Hanford Tank Cleanup Operation

  The US DOE'sHanford Site is the central facilities where the development of nuclear weapons had been made during the World War II and throughout the Cold War years thereafter.
  There are 177 tanks to store the wastes produced from the Pu production facilities after extracting Pu from the irradiated U fuels. The constituents of the wastes are very complicated and there still remain highly radioactive nuclides. Not only liquid, but also sludges and solid wastes are remained within the tanks.
  This is a brief summary on history and experiences at the Hanford Pu production facilities in general. In order to proceed the Hanford Tank Cleanup Operations, DOE has made the decision to privatize the Project Hanford Management Contract to Fluor Daniel and Tank Waste Remediation System to BNFL Inc. and Lockheed Martin in autumn 1996.

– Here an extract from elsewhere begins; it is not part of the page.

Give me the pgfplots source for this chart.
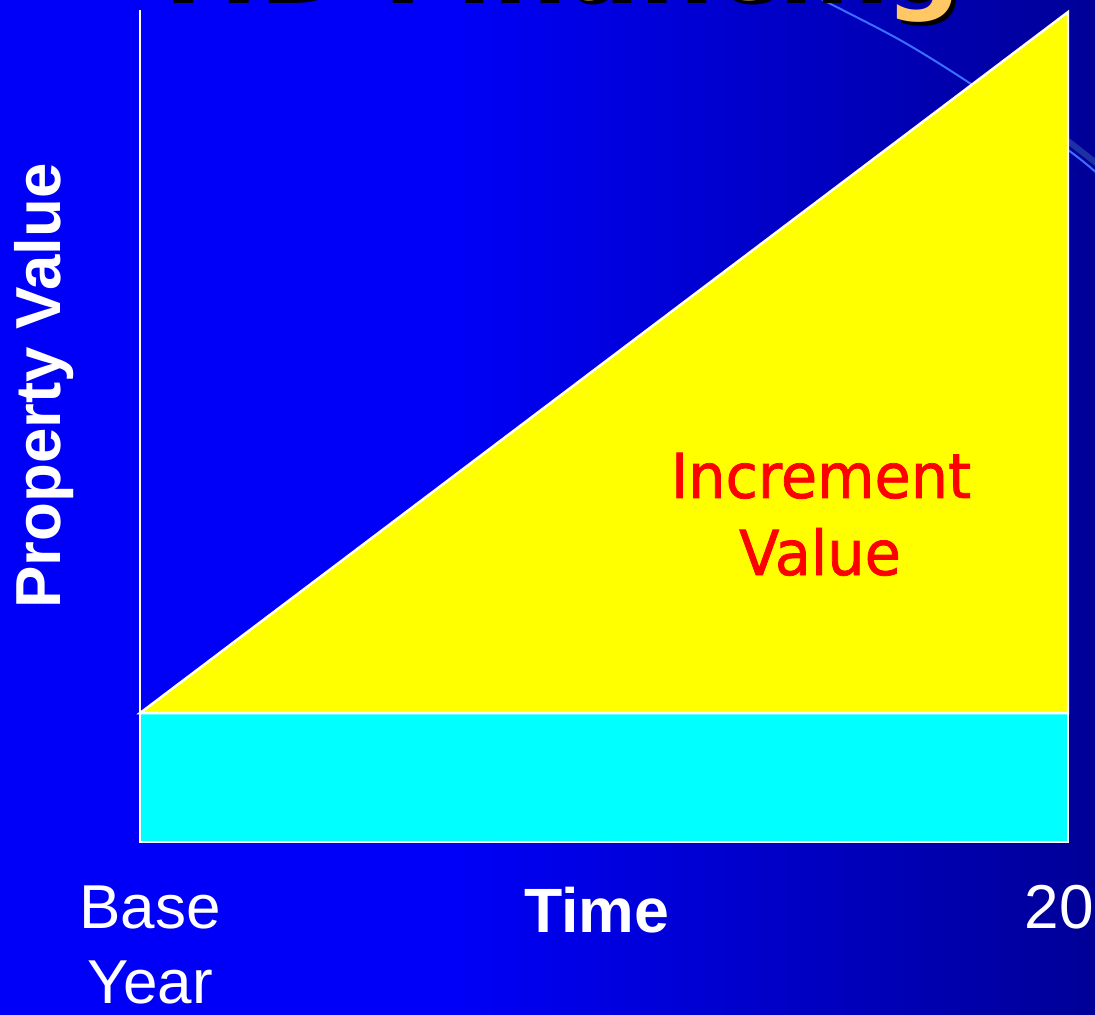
\documentclass[border=0pt]{standalone}
\usepackage{fontspec}
\setmainfont{Liberation Sans}
\newfontfamily\incfont[FakeStretch=0.95,FakeBold=1.2]{DejaVu Sans}
\newfontfamily\titlefont{DejaVu Sans}
\usepackage{pgfplots}
\pgfplotsset{compat=1.18}
\definecolor{bgl}{RGB}{0,0,248}
\definecolor{bgr}{RGB}{0,0,150}
\definecolor{arcc}{RGB}{60,110,255}
\definecolor{arcd}{RGB}{40,70,170}
\definecolor{titleor}{RGB}{255,200,100}
\definecolor{cyanfill}{RGB}{0,255,255}
\definecolor{yellowfill}{RGB}{255,255,0}
\definecolor{redtext}{RGB}{255,0,0}
\begin{document}
\begin{tikzpicture}
\path[use as bounding box] (0,0) rectangle (547.5pt,507pt);
\clip (-3pt,-3pt) rectangle (550.5pt,510pt);
\fill[bgl] (-3pt,-3pt) rectangle (225pt,510pt);
\shade[left color=bgl, right color=bgr] (224.9pt,-3pt) rectangle (550.5pt,510pt);
\begin{scope}[x=0.5pt,y=-0.5pt,yshift=507pt]
  \draw[arcc, line width=1pt] plot[smooth] coordinates {(790,-18) (823,0) (900,40) (968,82) (1068,150) (1100,176)};
  \draw[arcd, line width=3pt, opacity=0.7] (1068,141) -- (1100,166);
  \node[anchor=base west, inner sep=0, font=\titlefont\bfseries\fontsize{53}{60}\selectfont, text=black] at (147,4) {TID Financing};
  \node[anchor=base west, inner sep=0, font=\titlefont\bfseries\fontsize{53}{60}\selectfont, text=titleor] at (143,0) {TID Financing};
\end{scope}
\begin{axis}[
  at={(70pt,86pt)}, anchor=south west,
  scale only axis, width=464pt, height=416pt,
  xmin=0, xmax=20, ymin=0, ymax=100,
  clip=false,
  axis x line=bottom, axis y line=left,
  axis line style={white, line width=1.2pt, -},
  ytick=\empty,
  xtick={0.2155,19.81},
  xticklabels={{Base\\Year},{20}},
  major tick length=0pt,
  xticklabel style={font=\fontsize{31}{37.5}\selectfont, text=white, align=center, anchor=north, inner sep=0pt, yshift=-21.5pt},
  xlabel={Time},
  ylabel={Property Value},
  xlabel style={at={(axis description cs:0.492,-0.1082)}, anchor=base, inner sep=0pt, font=\fontsize{31.3}{37.5}\selectfont\bfseries, text=white},
  ylabel style={at={(axis description cs:-0.0862,0.548)}, anchor=base, inner sep=0pt, font=\fontsize{31.8}{37.5}\selectfont\bfseries, text=white},
]
\addplot[fill=cyanfill, draw=white, line width=1.2pt] coordinates {(0,0) (20,0) (20,15.5) (0,15.5)} -- cycle;
\addplot[fill=yellowfill, draw=white, line width=1.2pt] coordinates {(0,15.5) (20,99.76) (20,15.5)} -- cycle;
\node[anchor=base, inner sep=0pt, font=\incfont\fontsize{31}{38}\selectfont, text=redtext] at (axis cs:14.677,41.35) {Increment};
\node[anchor=base, inner sep=0pt, font=\incfont\fontsize{31}{38}\selectfont, text=redtext] at (axis cs:14.655,32.09) {Value};
\end{axis}
\end{tikzpicture}
\end{document}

Operational Phase In site Experiments of Äspö Hard Rock Laboratory International Project and CRIEPI's Contribution

  An operational phase of Äspö Hard Rock Laboratory international project was started in 1995. Two different types of in situ experiments, i.e., experiments for description of the barrier function of host rock and for demonstration of the function of important parts of a repository system, are being carried out and/or planned. The former consists of groundwater flow and tracer migration experiments in a single fracture called TRUE, redox experiment in the detailed scale called REX, arid in situ column experiment by CHEMLAB called RNR. The latter consists of backfill and plug test, long term performance tests of bentonite as buffer material, and construction of prototype repository. This paper describes the status and the research plans of the Äspö HRL project during the operational phase and CRIEPI's contribution to the project as well.